Jonathan Majors flexes his acting muscle, turns heavyweight
He doesn’t go anywhere without Paulo Coelho’s "Warrior of Light."
New York: The order came before he arrived. French fries and a glass of milk.
Jonathan Majors shortly after slides into a table in the back of the bar at the Chelsea Hotel in Manhattan. On the table he places a small cup off to the side. In his backpack he has pens, a notebook he writes poetry in, a clown nose, the book he’s reading (James M. Cain’s “The Postman Always Rings Twice”) and a speaker for music.
He doesn’t go anywhere without Paulo Coelho’s "Warrior of Light."
Majors points to the cup. This one he’s had since Yale, where he attended the graduate acting program. It’s one of four he rotates, a symbol of his mother’s long-ago advice: “Don’t let anyone fill up your cup.” And those things in his backpack? Totems not unlike the lucky stones and sticks he used to gather as a kid, he says, “to keep my frequency where I want it to be.”

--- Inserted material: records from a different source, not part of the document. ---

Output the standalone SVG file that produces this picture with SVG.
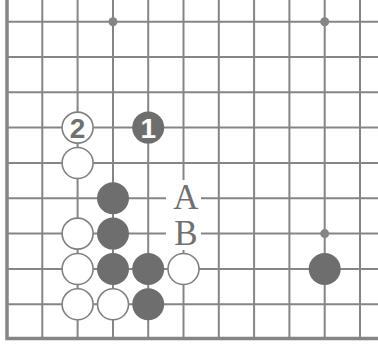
<svg xmlns="http://www.w3.org/2000/svg" width="378" height="345" viewBox="0 0 378 345">
<style>
.g{stroke:#858585;stroke-width:2;fill:none}
.b{stroke:#858585;stroke-width:3.5;fill:none}
.w{fill:#fff;stroke:#808080;stroke-width:1.6}
.k{fill:#6e6e6e}
.lbl{font-family:"Liberation Serif",serif;font-size:35px;fill:#707070;text-anchor:middle}
.num{font-family:"Liberation Sans",sans-serif;font-size:28px;font-weight:bold;text-anchor:middle}
</style>
<rect width="378" height="345" fill="#fff"/>
<g id="grid">
<path class="g" d="M42.3 0V338M77.6 0V338M113 0V338M148.2 0V338M183.5 0V338M218.8 0V338M254.1 0V338M289.4 0V338M324.7 0V338M360 0V338"/>
<path class="g" d="M7 21.7H378M7 57H378M7 92.3H378M7 127.6H378M7 163H378M7 198.3H378M7 233.6H378M7 269H378M7 304.3H378"/>
<path class="b" d="M7 0V338.5H378"/>
<circle cx="113" cy="21.7" r="4.5" fill="#858585"/>
<circle cx="324.7" cy="21.7" r="4.5" fill="#858585"/>
<circle cx="324.7" cy="233.6" r="4.5" fill="#858585"/>
</g>
<g id="w2"><circle class="w" cx="77.6" cy="127.6" r="15.5"/><text class="num" x="77.6" y="137.6" fill="#707070">2</text></g>
<g id="b1"><circle class="k" cx="148.2" cy="127.6" r="16"/><text class="num" x="148.2" y="137.6" fill="#fff">1</text></g>
<g id="w-2-4"><circle class="w" cx="77.6" cy="163" r="15.5"/></g>
<g id="b-3-5"><circle class="k" cx="113" cy="198.3" r="16"/></g>
<g id="w-2-6"><circle class="w" cx="77.6" cy="233.6" r="15.5"/></g>
<g id="b-3-6"><circle class="k" cx="113" cy="233.6" r="16"/></g>
<g id="w-2-7"><circle class="w" cx="77.6" cy="269" r="15.5"/></g>
<g id="b-3-7"><circle class="k" cx="113" cy="269" r="16"/></g>
<g id="b-4-7"><circle class="k" cx="148.2" cy="269" r="16"/></g>
<g id="w-5-7"><circle class="w" cx="183.5" cy="269" r="15.5"/></g>
<g id="b-9-7"><circle class="k" cx="324.7" cy="269" r="16"/></g>
<g id="w-2-8"><circle class="w" cx="77.6" cy="304.3" r="15.5"/></g>
<g id="w-3-8"><circle class="w" cx="113" cy="304.3" r="15.5"/></g>
<g id="b-4-8"><circle class="k" cx="148.2" cy="304.3" r="16"/></g>
<rect x="166" y="180" width="35" height="70" fill="#fff"/>
<g id="labelA"><text class="lbl" x="186" y="209">A</text></g>
<g id="labelB"><text class="lbl" x="186" y="245">B</text></g>
</svg>
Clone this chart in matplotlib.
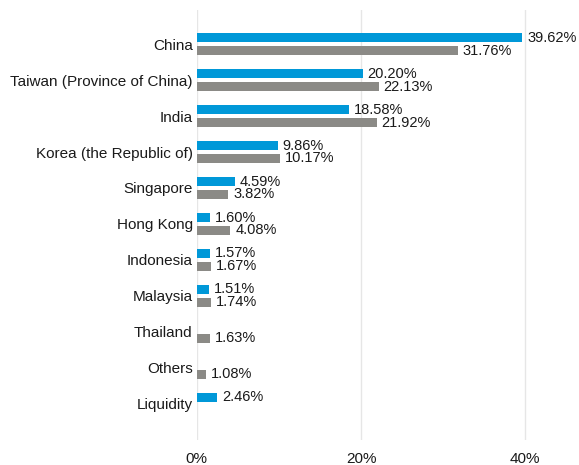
import numpy as np
import matplotlib.pyplot as plt

plt.rcParams['font.family'] = ['Liberation Sans', 'DejaVu Sans']

# categorias e valores (%)
categorias = ["China", "Taiwan (Province of China)", "India", "Korea (the Republic of)",
              "Singapore", "Hong Kong", "Indonesia", "Malaysia", "Thailand", "Others", "Liquidity"]
fundo = [39.62, 20.20, 18.58, 9.86, 4.59, 1.60, 1.57, 1.51, None, None, 2.46]
indice = [31.76, 22.13, 21.92, 10.17, 3.82, 4.08, 1.67, 1.74, 1.63, 1.08, None]
ticks_x = [0, 20, 40]

cor_azul = '#0098D8'
cor_cinza = '#8B8A86'

fig = plt.figure(figsize=(5.79, 4.65), dpi=100)
ax = fig.add_axes([0.340, 0.054, 0.638, 0.924])

y = np.arange(len(categorias))
h = 0.26
off = 0.18

for i, v in enumerate(fundo):
    if v is None:
        continue
    ax.barh(y[i] - off, v, height=h, color=cor_azul, zorder=3)
    ax.text(v + 0.6, y[i] - off, f"{v:.2f}%", va='center', ha='left', fontsize=10.5, color='#1a1a1a')

for i, v in enumerate(indice):
    if v is None:
        continue
    ax.barh(y[i] + off, v, height=h, color=cor_cinza, zorder=3)
    ax.text(v + 0.6, y[i] + off, f"{v:.2f}%", va='center', ha='left', fontsize=10.5, color='#1a1a1a')

ax.set_yticks(y)
ax.set_yticklabels(categorias, fontsize=11, color='#1a1a1a')
ax.set_ylim(11.0, -0.94)
ax.set_xlim(0, 45)
ax.set_xticks(ticks_x)
ax.set_xticklabels([f"{t}%" for t in ticks_x], fontsize=11, color='#1a1a1a')
ax.tick_params(axis='both', length=0)
ax.tick_params(axis='x', pad=8.5)
ax.tick_params(axis='y', pad=3)

ax.grid(axis='x', color='#E6E6E6', linewidth=1, zorder=0)
for s in ax.spines.values():
    s.set_visible(False)

fig.savefig("out.png", dpi=100)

There’s much in Majors’ life right now buzzing at a high frequency. In the days prior to meeting a reporter, Majors had been at the megawatt premiere of "Ant-Man and the Wasp: Quantumani."He was courtside at the NBA slam dunk contest, sitting near Spike Lee.
After casting Majors in “Da 5 Bloods,” Lee took to calling him “Morehouse” for his character’s T-shirt. Now, Lee calls him “Big Time.”